From the first line of the listing below, retype each line up to and including the one with "text=white, anchor=east] (clock)"; pictures stay out.

Data section:
━━━━━━━━━━
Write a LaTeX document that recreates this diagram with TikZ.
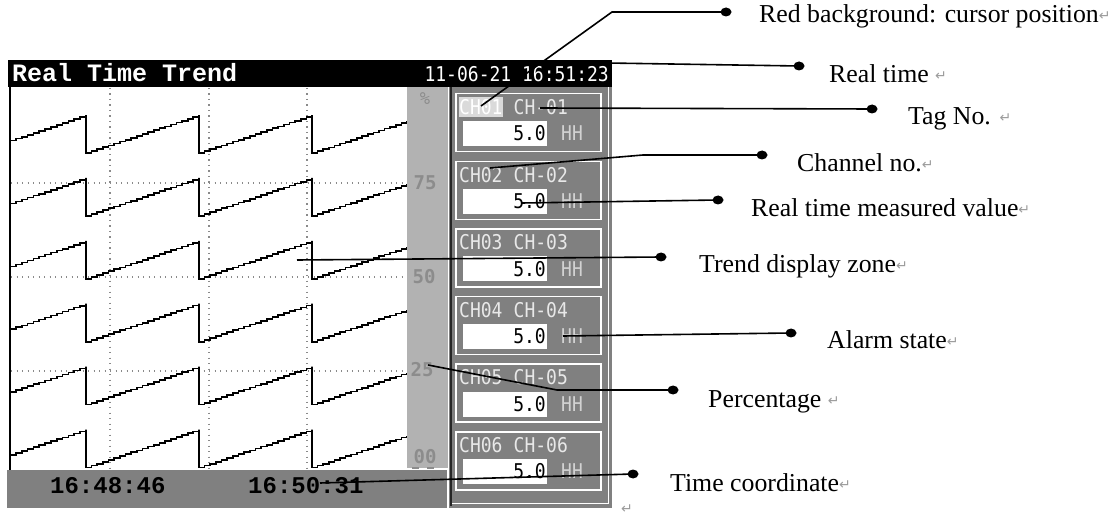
\documentclass[tikz,border=0pt]{standalone}
\usepackage{fontspec}
\usepackage{graphicx}
\setmainfont{Liberation Serif}
\newfontfamily\screenmono{Liberation Mono}
\newfontfamily\lcdfamily{DejaVu Sans Mono}
\newfontfamily\arrowsym{DejaVu Sans}
\usetikzlibrary{shapes.geometric}

\definecolor{panelgray}{HTML}{808080}
\definecolor{scalegray}{HTML}{B2B2B2}
\definecolor{scaletext}{HTML}{8C8C8C}
\definecolor{lcdtext}{HTML}{E8E8E8}
\definecolor{hhtext}{HTML}{D2D2D2}
\definecolor{gridgray}{HTML}{8A8A8A}
\definecolor{markgray}{HTML}{9C9C9C}
\definecolor{cursorbg}{HTML}{DADADA}

% slightly stretched LCD-style text
\newcommand\lcdtxt[1]{\scalebox{1}[1.13]{#1}}
% paragraph mark after each caption
\newcommand\pmark{\raisebox{2bp}{\arrowsym\fontsize{14bp}{14bp}\selectfont\textcolor{markgray}{↵}}}

\tikzset{
  annot/.style={anchor=base west, inner sep=0pt, font=\fontsize{25.8bp}{25.8bp}\selectfont},
  leader/.style={draw=black, line width=1.6bp},
  leaderdot/.style={ellipse, fill=black, minimum width=11bp, minimum height=9bp, inner sep=0pt},
  lcd/.style={inner sep=0pt, font=\lcdfamily\fontsize{18bp}{18bp}\selectfont, text=lcdtext},
  chbox/.style={draw=white, line width=1.5bp, fill=panelgray, minimum width=145bp, minimum height=58bp, anchor=north west, inner sep=0pt},
  valbox/.style={fill=white, minimum width=84bp, minimum height=25bp, anchor=north west, inner sep=0pt},
  scalelbl/.style={inner sep=0pt, font=\lcdfamily\bfseries\fontsize{19bp}{19bp}\selectfont, text=scaletext},
  timelbl/.style={inner sep=0pt, anchor=west, font=\screenmono\bfseries\fontsize{24bp}{24bp}\selectfont},
  griddots/.style={gridgray, line width=1.2bp, dash pattern=on 1.3bp off 4.2bp},
  tracepath/.style={black, line width=1.7bp},
}

\begin{document}
\begin{tikzpicture}[x=1bp, y=-1bp]
\useasboundingbox (0,0) rectangle (1117,519);
\fill[white] (0,0) rectangle (1117,519);

% ---- title bar ----
\fill[black] (8,60) rectangle (612,87);
\node[anchor=base west, inner sep=0pt, text=white, font=\screenmono\bfseries\fontsize{25bp}{25bp}\selectfont] (title) at (12,82) {Real Time Trend};
\node[lcd, text=white, anchor=east] (clock) at (609,74) {\lcdtxt{11-06-21 16:51:23}};

% ---- trend area ----
\fill[white] (10,87) rectangle (407,472);
\foreach \gx in {110,209,307} \draw[griddots] (\gx,88) -- (\gx,471);
\foreach \gy in {183,277,371} \draw[griddots] (11,\gy) -- (406,\gy);
\foreach \k in {0,...,5}{
  \pgfmathsetmacro\off{62.9*\k}
  \draw[tracepath] (10,140.6+\off)
    \foreach \s in {1,...,13}{ -- ++(5.846,0) -- ++(0,-1.969) }
    -- ++(0,38)
    \foreach \s in {1,...,20}{ -- ++(5.65,0) -- ++(0,-1.9) }
    -- ++(0,38)
    \foreach \s in {1,...,20}{ -- ++(5.65,0) -- ++(0,-1.9) }
    -- ++(0,38)
    \foreach \s in {1,...,17}{ -- ++(5.588,0) -- ++(0,-1.876) };
}
\draw[black, line width=2bp] (10,87) -- (10,472);

% ---- percentage scale ----
\fill[scalegray] (407,87) rectangle (448,468);
\node[inner sep=0pt, text=scaletext, font=\lcdfamily\fontsize{17bp}{17bp}\selectfont] (pct) at (425,99) {\%};
\node[scalelbl] (p75) at (425,183) {75};
\node[scalelbl] (p50) at (424,277) {50};
\node[scalelbl] (p25) at (422,370) {25};
\node[scalelbl] (p00) at (425,457) {00};
\draw[scaletext, line width=1.2bp] (412,468) -- (419,468) (427,468) -- (434,468);

% ---- time axis ----
\fill[panelgray] (7,470) rectangle (447,508);
\node[timelbl] (t1) at (50,486) {16:48:46};
\node[timelbl] (t2) at (248,486) {16:50:31};

% ---- channel panel ----
\fill[panelgray] (449,87) rectangle (612,508);
\draw[white, line width=1bp] (608.5,87) -- (608.5,503) -- (452,503);
\draw[black!85, line width=2.2bp] (451,87) -- (451,506);

\foreach \i in {1,...,6}{
  \pgfmathsetmacro\tp{93+67.6*(\i-1)}
  \node[chbox] (ch\i) at (455,\tp) {};
  \node[valbox] (val\i) at (463,\tp+28) {};
  \node[lcd, text=black, anchor=east] (num\i) at (546,\tp+40.5) {\lcdtxt{5.0}};
  \node[lcd, text=hhtext, anchor=west] (alarm\i) at (561,\tp+40.5) {\lcdtxt{HH}};
}
\fill[cursorbg] (459,97) rectangle (503,117);
\node[lcd, text=white, anchor=west] (chno1) at (459,107) {\lcdtxt{CH01}};
\node[lcd, anchor=west] (tag1) at (513.5,107) {\lcdtxt{CH-01}};
\foreach \i in {2,...,6}{
  \pgfmathsetmacro\tp{93+67.6*(\i-1)}
  \node[lcd, anchor=west] (chno\i) at (459,\tp+14) {\lcdtxt{CH0\i}};
  \node[lcd, anchor=west] (tag\i) at (513.5,\tp+14) {\lcdtxt{CH-0\i}};
}

% ---- callouts ----
\coordinate (src-cursor) at (481,106);
\coordinate (bend-cursor) at (612,12);
\node[leaderdot] (dot-cursor) at (726,12) {};
\draw[leader] (src-cursor) -- (bend-cursor) -- (dot-cursor.center);
\node[annot] (lbl-cursor) at (759,23) {Red background: cursor position\pmark};

\coordinate (src-clock) at (607,63);
\node[leaderdot] (dot-clock) at (799,66) {};
\draw[leader] (src-clock) -- (dot-clock.center);
\node[annot] (lbl-clock) at (829,83) {Real time \pmark};

\coordinate (src-tag) at (540,108);
\node[leaderdot] (dot-tag) at (872,109) {};
\draw[leader] (src-tag) -- (dot-tag.center);
\node[annot] (lbl-tag) at (908,125) {Tag No. \pmark};

\coordinate (src-chno) at (490,168);
\coordinate (bend-chno) at (643,155);
\node[leaderdot] (dot-chno) at (762,155) {};
\draw[leader] (src-chno) -- (bend-chno) -- (dot-chno.center);
\node[annot] (lbl-chno) at (797,172) {Channel no.\pmark};

\coordinate (src-value) at (522,203);
\node[leaderdot] (dot-value) at (718,200) {};
\draw[leader] (src-value) -- (dot-value.center);
\node[annot] (lbl-value) at (751,217) {Real time measured value\pmark};

\coordinate (src-trend) at (297,260);
\node[leaderdot] (dot-trend) at (661,257) {};
\draw[leader] (src-trend) -- (dot-trend.center);
\node[annot] (lbl-trend) at (699,273) {Trend display zone\pmark};

\coordinate (src-alarm) at (563,336);
\node[leaderdot] (dot-alarm) at (791,333) {};
\draw[leader] (src-alarm) -- (dot-alarm.center);
\node[annot] (lbl-alarm) at (827,349) {Alarm state\pmark};

\coordinate (src-pct) at (428,365);
\coordinate (bend-pct) at (557,390);
\node[leaderdot] (dot-pct) at (673,390) {};
\draw[leader] (src-pct) -- (bend-pct) -- (dot-pct.center);
\node[annot] (lbl-pct) at (708,407) {Percentage \pmark};

\coordinate (src-time) at (320,483);
\node[leaderdot] (dot-time) at (633,474) {};
\draw[leader] (src-time) -- (dot-time.center);
\node[annot] (lbl-time) at (670,491) {Time coordinate\pmark};

\node[inner sep=0pt] (endmark) at (627,510) {\pmark};
\end{tikzpicture}
\end{document}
━━━━━━━━━━
Final result:
Write a LaTeX document that recreates this diagram with TikZ.
\documentclass[tikz,border=0pt]{standalone}
\usepackage{fontspec}
\usepackage{graphicx}
\setmainfont{Liberation Serif}
\newfontfamily\screenmono{Liberation Mono}
\newfontfamily\lcdfamily{DejaVu Sans Mono}
\newfontfamily\arrowsym{DejaVu Sans}
\usetikzlibrary{shapes.geometric}

\definecolor{panelgray}{HTML}{808080}
\definecolor{scalegray}{HTML}{B2B2B2}
\definecolor{scaletext}{HTML}{8C8C8C}
\definecolor{lcdtext}{HTML}{E8E8E8}
\definecolor{hhtext}{HTML}{D2D2D2}
\definecolor{gridgray}{HTML}{8A8A8A}
\definecolor{markgray}{HTML}{9C9C9C}
\definecolor{cursorbg}{HTML}{DADADA}

% slightly stretched LCD-style text
\newcommand\lcdtxt[1]{\scalebox{1}[1.13]{#1}}
% paragraph mark after each caption
\newcommand\pmark{\raisebox{2bp}{\arrowsym\fontsize{14bp}{14bp}\selectfont\textcolor{markgray}{↵}}}

\tikzset{
  annot/.style={anchor=base west, inner sep=0pt, font=\fontsize{25.8bp}{25.8bp}\selectfont},
  leader/.style={draw=black, line width=1.6bp},
  leaderdot/.style={ellipse, fill=black, minimum width=11bp, minimum height=9bp, inner sep=0pt},
  lcd/.style={inner sep=0pt, font=\lcdfamily\fontsize{18bp}{18bp}\selectfont, text=lcdtext},
  chbox/.style={draw=white, line width=1.5bp, fill=panelgray, minimum width=145bp, minimum height=58bp, anchor=north west, inner sep=0pt},
  valbox/.style={fill=white, minimum width=84bp, minimum height=25bp, anchor=north west, inner sep=0pt},
  scalelbl/.style={inner sep=0pt, font=\lcdfamily\bfseries\fontsize{19bp}{19bp}\selectfont, text=scaletext},
  timelbl/.style={inner sep=0pt, anchor=west, font=\screenmono\bfseries\fontsize{24bp}{24bp}\selectfont},
  griddots/.style={gridgray, line width=1.2bp, dash pattern=on 1.3bp off 4.2bp},
  tracepath/.style={black, line width=1.7bp},
}

\begin{document}
\begin{tikzpicture}[x=1bp, y=-1bp]
\useasboundingbox (0,0) rectangle (1117,519);
\fill[white] (0,0) rectangle (1117,519);

% ---- title bar ----
\fill[black] (8,60) rectangle (612,87);
\node[anchor=base west, inner sep=0pt, text=white, font=\screenmono\bfseries\fontsize{25bp}{25bp}\selectfont] (title) at (12,82) {Real Time Trend};
\node[lcd, text=white, anchor=east] (clock) at (609,74) {\lcdtxt{11-06-21 16:51:23}};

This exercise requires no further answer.